In all, he offered a succinct synopsis of the book: “This is about the role of the university in the broader community.”
My book is a study of how college presidents and university chancellors shaped racial policies and practices during the mid-twentieth century. Yet, the historic structures of power explored in the book are the heart of the most pressing issues facing contemporary colleges and universities.
Power and race have remained eerily timely as readers have read and reflected on the book. In the past two years, presidents and chancellors have been forced to address a range of concerns about race and racism that have reemerged or been amplified since the book was published.
There is the demand to decrease budgets for campus policing alongside the critique over the disproportionate number of officer-initiated stops targeting Black people on or near campuses.
The Supreme Court has recently agreed to hear the latest affirmative action case—rekindling a decades-long debate over the use of race in admissions decisions at selective institutions.
Critical race theory—a conceptual framework that originated in critical legal studies—has stirred many lawmakers to ban nearly all elementary and high school teaching about race.
And in the last few weeks, Historically Black Colleges and Universities (HBCUs) have been targeted with bomb threats—a continuation of the legacy of racism aimed at those institutions.
It does not matter if a president leads a public or private institution, a historically white or HBCU campus, or a college located in state controlled by a conservative or liberal majority—the American university is a site of power, and academic leaders must learn lessons from the past to better understand and leverage their power to address, and not replicate, racism on their campus.
The book has brought me into many conversations with current presidents and chancellors, provosts and deans, historians, educational researchers, activists, and readers who simply want to make sense of our world. There are unique lessons applicable to each group, but some are universal.
One universal fact is that previously mentioned racial issues—campus policing, affirmative action, attacks on teaching the truth about race, and racism toward HBCUs—are not new.
The expansion of campus police departments is linked to the physical expansion of college campuses in the 1950s and 1960s. As the footprint of campuses expanded, many neighboring communities—especially Black communities—were displaced. Crime was used as justification for the heavy surveillance and displacement placed upon those communities.

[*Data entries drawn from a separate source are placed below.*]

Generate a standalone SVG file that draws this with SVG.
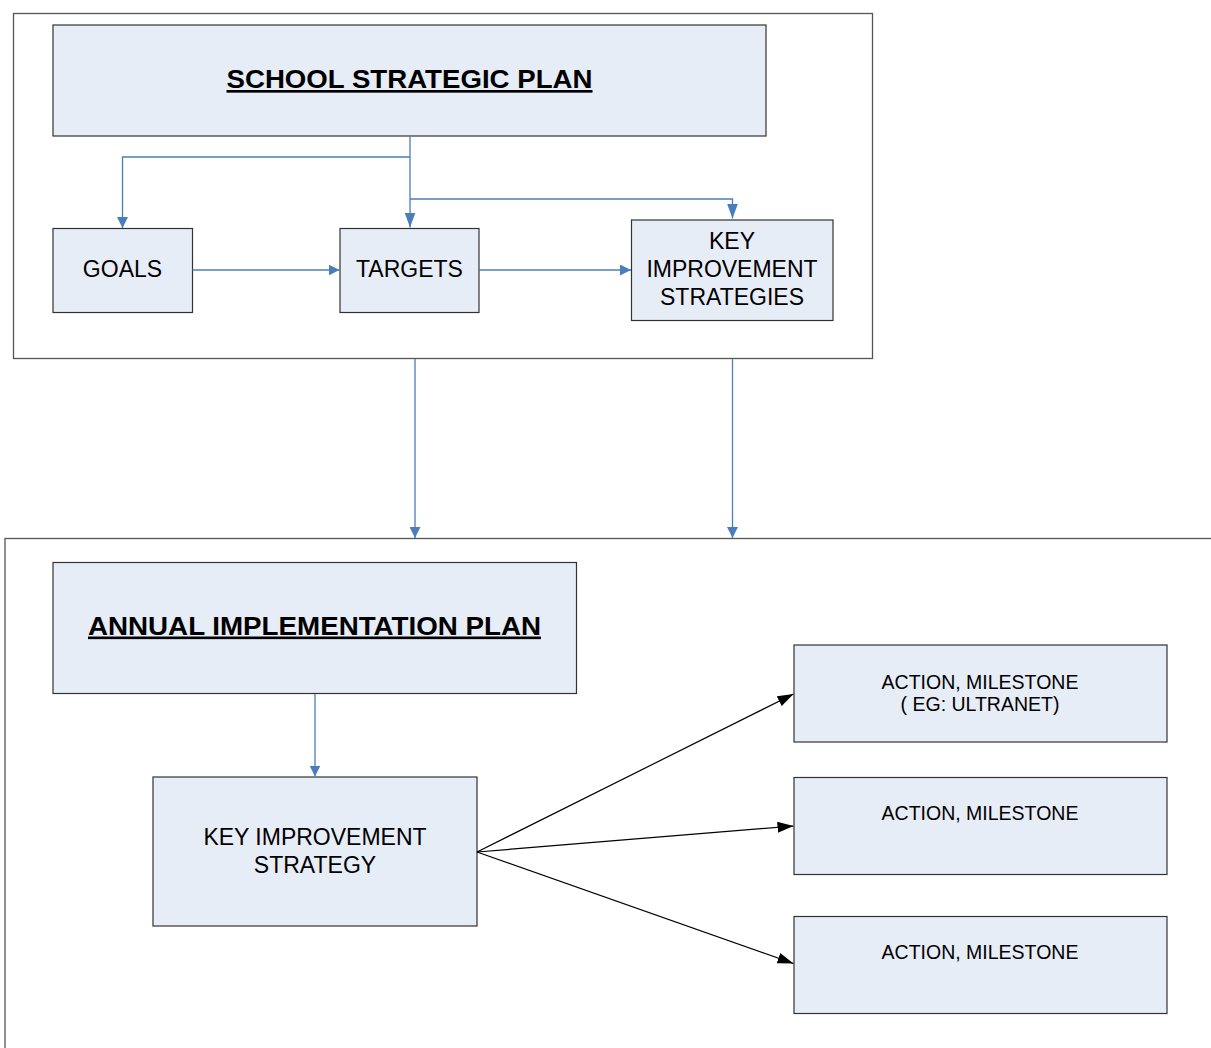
<svg xmlns="http://www.w3.org/2000/svg" width="1211" height="1048" viewBox="0 0 1211 1048">
<style>
.frame{fill:#ffffff;stroke:#555555;stroke-width:1.3}
.box{fill:#e7edf7;stroke:#333333;stroke-width:1.2}
.t{font-family:"Liberation Sans",Arial,sans-serif;font-size:23px;fill:#000;text-anchor:middle}
.s{font-family:"Liberation Sans",Arial,sans-serif;font-size:19.5px;fill:#000;text-anchor:middle}
.title{font-family:"Liberation Sans",Arial,sans-serif;font-size:26.5px;font-weight:bold;fill:#000;text-anchor:middle;text-decoration:underline}
.blue{fill:none;stroke:#4a7ebb;stroke-width:1.3}
.black{fill:none;stroke:#000;stroke-width:1.2}
</style>
<defs>
<marker id="ab" markerUnits="userSpaceOnUse" markerWidth="11" markerHeight="11" refX="11" refY="5.5" orient="auto" viewBox="0 0 11 11">
<path d="M0,0 L11,5.5 L0,11 z" fill="#4a7ebb"/>
</marker>
<marker id="abl" markerUnits="userSpaceOnUse" markerWidth="15" markerHeight="11" refX="15" refY="5.5" orient="auto" viewBox="0 0 15 11">
<path d="M0,0 L15,5.5 L0,11 z" fill="#4a7ebb"/>
</marker>
<marker id="ak" markerUnits="userSpaceOnUse" markerWidth="16" markerHeight="11" refX="16" refY="5.5" orient="auto" viewBox="0 0 16 11">
<path d="M0,0 L16,5.5 L0,11 z" fill="#000"/>
</marker>
</defs>
<rect width="1211" height="1048" fill="#ffffff"/>
<g id="frame-ssp"><rect class="frame" x="13.5" y="13.5" width="859" height="345"/></g>
<g id="frame-aip"><rect class="frame" x="5" y="538.5" width="1230" height="530"/></g>

<g id="ssp"><rect class="box" x="53" y="25" width="713" height="111"/>
<text class="title" x="409.5" y="88" textLength="366" lengthAdjust="spacingAndGlyphs">SCHOOL STRATEGIC PLAN</text></g>
<g id="goals"><rect class="box" x="53" y="228.5" width="139.5" height="84"/>
<text class="t" x="122.5" y="277">GOALS</text></g>
<g id="targets"><rect class="box" x="340" y="228.5" width="139" height="84"/>
<text class="t" x="409.5" y="277">TARGETS</text></g>
<g id="kis"><rect class="box" x="631.5" y="220" width="201.5" height="100.5"/>
<text class="t" x="732" y="249">KEY</text>
<text class="t" x="732" y="277">IMPROVEMENT</text>
<text class="t" x="732" y="305">STRATEGIES</text></g>

<g id="aip"><rect class="box" x="53" y="562.5" width="523.5" height="131"/>
<text class="title" x="314.5" y="634.5" textLength="453" lengthAdjust="spacingAndGlyphs">ANNUAL IMPLEMENTATION PLAN</text></g>
<g id="kis2"><rect class="box" x="153" y="777" width="324" height="149"/>
<text class="t" x="315" y="845">KEY IMPROVEMENT</text>
<text class="t" x="315" y="873">STRATEGY</text></g>
<g id="action1"><rect class="box" x="794" y="645" width="373" height="97"/>
<text class="s" x="980" y="688.5">ACTION, MILESTONE</text>
<text class="s" x="980" y="711">( EG: ULTRANET)</text></g>
<g id="action2"><rect class="box" x="794" y="777.5" width="373" height="97"/>
<text class="s" x="980" y="820">ACTION, MILESTONE</text></g>
<g id="action3"><rect class="box" x="794" y="916.5" width="373" height="97"/>
<text class="s" x="980" y="958.5">ACTION, MILESTONE</text></g>

<g id="connectors">
<path class="blue" d="M410,136 V227.5" marker-end="url(#abl)"/>
<path class="blue" d="M410,157 H122.5 V228" marker-end="url(#ab)"/>
<path class="blue" d="M410,199 H732.5 V218.5" marker-end="url(#abl)"/>
<path class="blue" d="M192.5,270 H339.5" marker-end="url(#ab)"/>
<path class="blue" d="M479,270 H631" marker-end="url(#ab)"/>
<path class="blue" d="M415,359 V538" marker-end="url(#ab)"/>
<path class="blue" d="M732.5,359 V538" marker-end="url(#ab)"/>
<path class="blue" d="M315,694 V776.5" marker-end="url(#ab)"/>
<path class="black" d="M477,852 L793.5,694" marker-end="url(#ak)"/>
<path class="black" d="M477,852 L793.5,826" marker-end="url(#ak)"/>
<path class="black" d="M477,852 L793.5,963.5" marker-end="url(#ak)"/>
</g>
</svg>
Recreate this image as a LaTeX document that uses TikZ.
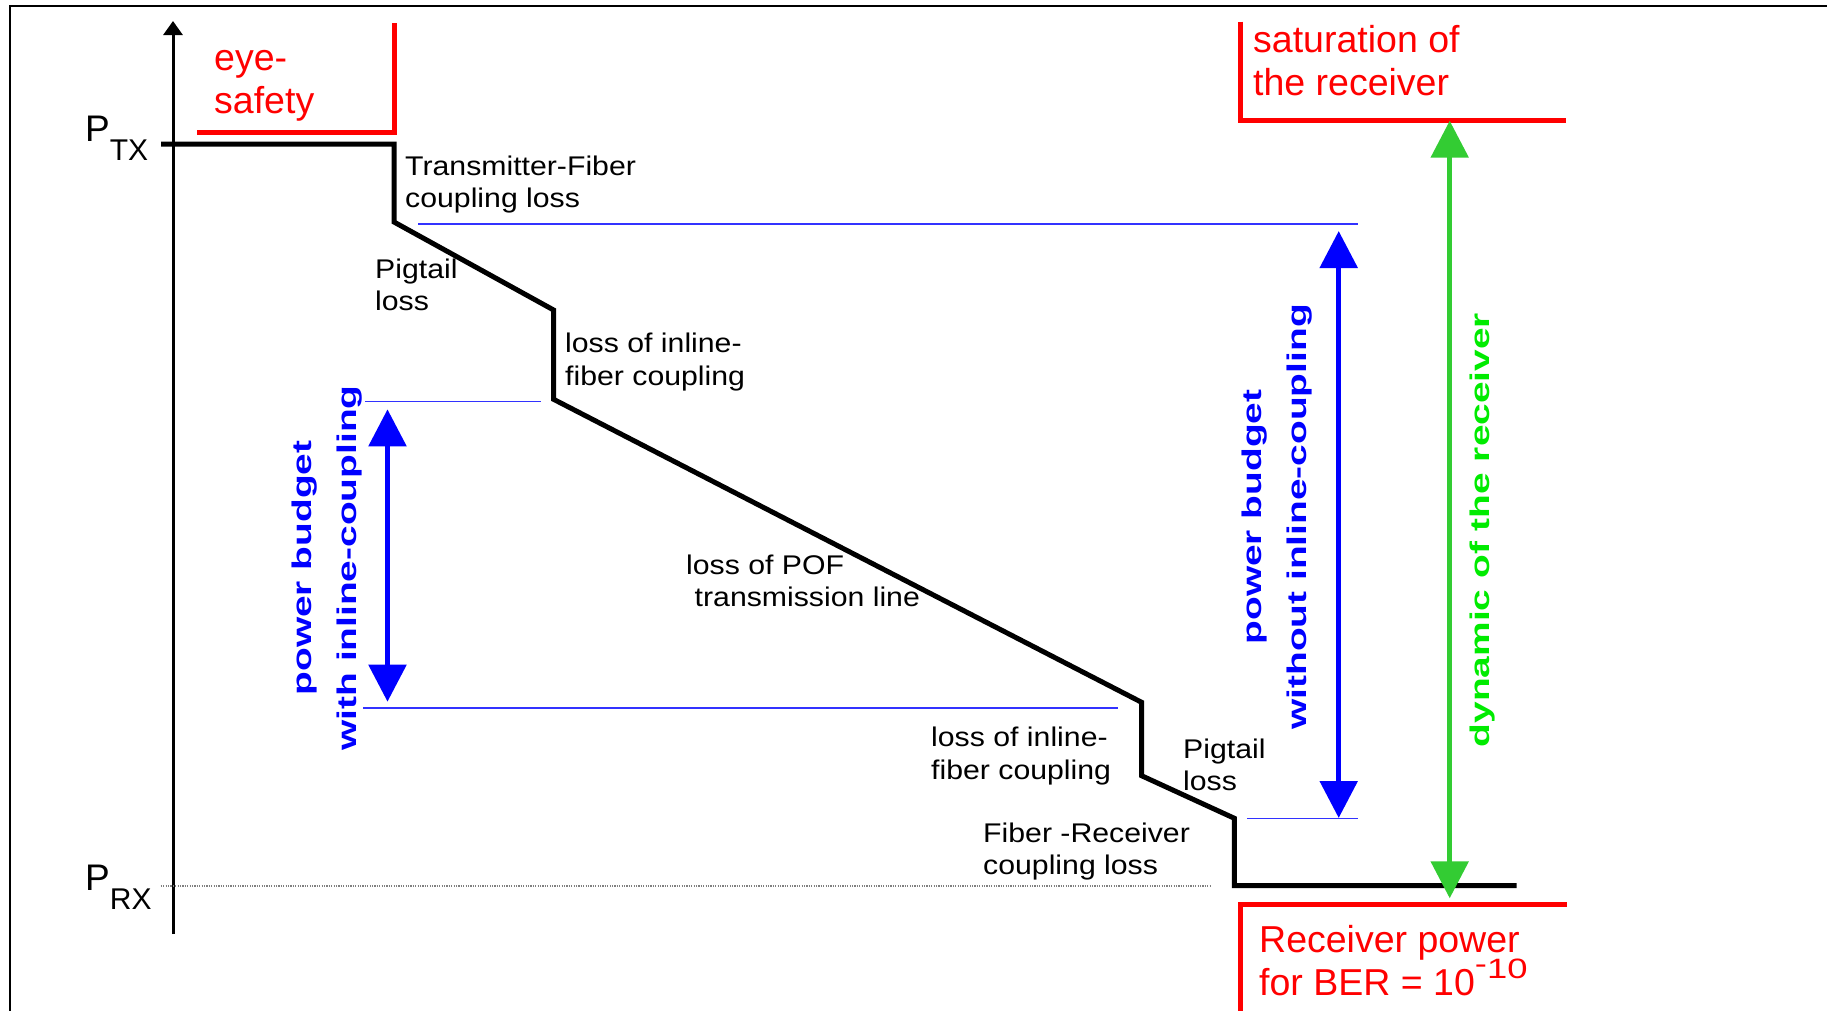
\documentclass[tikz,border=0pt]{standalone}
\usepackage{fontspec}
\setmainfont{Liberation Sans}
\newfontfamily\lblfont{Liberation Sans}[FakeStretch=1.12]
\newfontfamily\widefont{Liberation Sans}[FakeStretch=1.44]
\newfontfamily\supfont{Liberation Sans}[FakeStretch=1.3]
\usetikzlibrary{arrows.meta}
\definecolor{pred}{RGB}{255,0,0}
\definecolor{pblue}{RGB}{0,0,255}
\definecolor{thinblue}{RGB}{50,50,255}
\definecolor{agreen}{RGB}{51,204,51}
\definecolor{tgreen}{RGB}{0,235,0}
\begin{document}
\begin{tikzpicture}[x=1pt,y=-1pt,
  lbl/.style={anchor=base west, inner sep=0pt, align=left, font=\lblfont\fontsize{27}{32.5}\selectfont},
  redlbl/.style={anchor=base west, inner sep=0pt, align=left, text=pred, font=\fontsize{37.5}{42.5}\selectfont},
  vtext/.style={rotate=90, inner sep=0pt, align=center, font=\widefont\bfseries\fontsize{27}{45}\selectfont},
  powerline/.style={line width=5pt, line join=miter},
  redline/.style={line width=5pt, draw=pred, line join=miter},
  guide/.style={draw=thinblue, line width=1.3pt},
  dimarrow/.style={line width=5.5pt, {Triangle[length=37pt,width=37pt]}-{Triangle[length=37pt,width=37pt]}},
]
\useasboundingbox (0,0) rectangle (1827,1010);
\clip (0,0) rectangle (1827,1010);
\fill[white] (0,0) rectangle (1827,1010);

% frame
\coordinate (fbl) at (10,1030);
\coordinate (ftl) at (10,6);
\coordinate (ftr) at (1850,6);
\draw[line width=2.5pt] (fbl) -- (ftl) -- (ftr);

% axis
\coordinate (ax0) at (173,934);
\coordinate (ax1) at (173,21);
\draw[line width=3pt, -{Triangle[length=14pt,width=19pt]}] (ax0) -- (ax1);

% axis labels
\node[anchor=base west, inner sep=0pt, font=\fontsize{37}{37}\selectfont] (ptx) at (85,141.7)
  {P\raisebox{-18.5pt}{\fontsize{30}{30}\selectfont TX}};
\node[anchor=base west, inner sep=0pt, font=\fontsize{37}{37}\selectfont] (prx) at (85,890.7)
  {P\raisebox{-19pt}{\fontsize{30}{30}\selectfont RX}};

% dotted PRX level
\coordinate (d0) at (160.7,886);
\coordinate (d1) at (1210,886);
\draw[gray, line width=1.2pt, dash pattern=on 1.2pt off 1.2pt] (d0) -- (d1);

% thin blue guide lines
\coordinate (g1a) at (418,224);   \coordinate (g1b) at (1358,224);
\coordinate (g2a) at (365,401.7); \coordinate (g2b) at (541,401.7);
\coordinate (g3a) at (363,708);   \coordinate (g3b) at (1118,708);
\coordinate (g4a) at (1247,818.3);\coordinate (g4b) at (1358,818.3);
\draw[guide] (g1a) -- (g1b);
\draw[guide] (g2a) -- (g2b);
\draw[guide] (g3a) -- (g3b);
\draw[guide] (g4a) -- (g4b);

% power level line
\coordinate (p0) at (161,144);
\coordinate (p1) at (394,144);
\coordinate (p2) at (394,222);
\coordinate (p3) at (553.6,310);
\coordinate (p4) at (553.6,399.3);
\coordinate (p5) at (1141.6,702.3);
\coordinate (p6) at (1141.6,775.7);
\coordinate (p7) at (1234.4,818.3);
\coordinate (p8) at (1234.4,885.7);
\coordinate (p9) at (1516.7,885.7);
\draw[powerline] (p0) -- (p1) -- (p2) -- (p3) -- (p4) -- (p5) -- (p6) -- (p7) -- (p8) -- (p9);

% red limits
\coordinate (e0) at (197,132.3); \coordinate (e1) at (394,132.3); \coordinate (e2) at (394,23);
\draw[redline] (e0) -- (e1) -- (e2);
\coordinate (s0) at (1240.7,21.7); \coordinate (s1) at (1240.7,120); \coordinate (s2) at (1566,120);
\draw[redline] (s0) -- (s1) -- (s2);
\coordinate (r0) at (1566.5,904); \coordinate (r1) at (1240.6,904); \coordinate (r2) at (1240.6,1020);
\draw[redline] (r0) -- (r1) -- (r2);

% double arrows
\coordinate (a1t) at (387.5,409.3);  \coordinate (a1b) at (387.5,701.7);
\coordinate (a2t) at (1338.7,231);   \coordinate (a2b) at (1338.7,818);
\coordinate (a3t) at (1449.7,120.7); \coordinate (a3b) at (1449.7,898.3);
\draw[dimarrow, pblue] (a1t) -- (a1b);
\draw[dimarrow, pblue] (a2t) -- (a2b);
\draw[dimarrow, agreen] (a3t) -- (a3b);

% black labels (anchored at the baseline of their last line)
\node[lbl] (tf)  at (405,207.5)   {Transmitter-Fiber\\coupling loss};
\node[lbl] (pg1) at (375,310.5)   {Pigtail\\loss};
\node[lbl] (il1) at (565,385)     {loss of inline-\\fiber coupling};
\node[lbl] (pof) at (686,606.5)   {loss of POF\\\hspace*{8.5pt}transmission line};
\node[lbl] (il2) at (931,779.2)   {loss of inline-\\fiber coupling};
\node[lbl] (pg2) at (1183,790.5)  {Pigtail\\loss};
\node[lbl] (fr)  at (983,874.5)   {Fiber -Receiver\\coupling loss};

% red labels (anchored at the baseline of their last line)
\node[redlbl] (eye) at (214,113.2)  {eye-\\safety};
\node[redlbl] (sat) at (1253,95.2)  {saturation of\\the receiver};
\node[redlbl] (rxp) at (1259,995.2)
  {Receiver power\\for BER = 10\smash{\raisebox{17pt}{\supfont\fontsize{28}{28}\selectfont\raisebox{5pt}{-}10}}};

% rotated labels
\node[vtext, text=pblue]  (pbw)  at (327,568)  {power budget\\with inline-coupling};
\node[vtext, text=pblue]  (pbwo) at (1277,517) {power budget\\without inline-coupling};
\node[vtext, text=tgreen] (dyn)  at (1482,530) {dynamic of the receiver};
\end{tikzpicture}
\end{document}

The original plans for affirmative action were also more comprehensive than the consideration of race in admissions to majority white campuses. In fact, the origins of those programs were largely targeted at aiding HBCUs, but over time, those initiatives were dismantled, leaving today’s debate an argument over the most narrowly conceived view of affirmative action.
The hijacking and repackaging of critical race theory echoes the McCarthyism-inspired attacks where civil rights efforts for racial equality were deemed communist activities and un-American.
Finally, the recent physical threats aimed at HBCU campuses remind me of the lives lost in the name of Black education over the years due to white supremacist violence aimed at students, faculty, and administrators who dared to challenge the racist ideas during Jim Crow segregation.
Too often, many fail to consider the historical context around the issues facing colleges and universities and, thus, try to address contemporary issues within the narrow vacuum of the present. This is evident in the media coverage about the contemporary issues mention above and, in turn, how presidents, chancellors, elected officials, activists, and others confront—or avoid confronting—racism on and beyond college campuses today. My book covers these issues.
The widespread praise for the book—its five book awards, the glowing book reviews, and tremendous reader engagement—are arguably the public metrics any author would desire. But of all the accolades, I constantly recall that comment about the role of the university in society.
The Campus Color Line offers the critical self-reflection on the past needed for us to ask: how are the structures of power embedded in universities dismantling or maintaining inequality?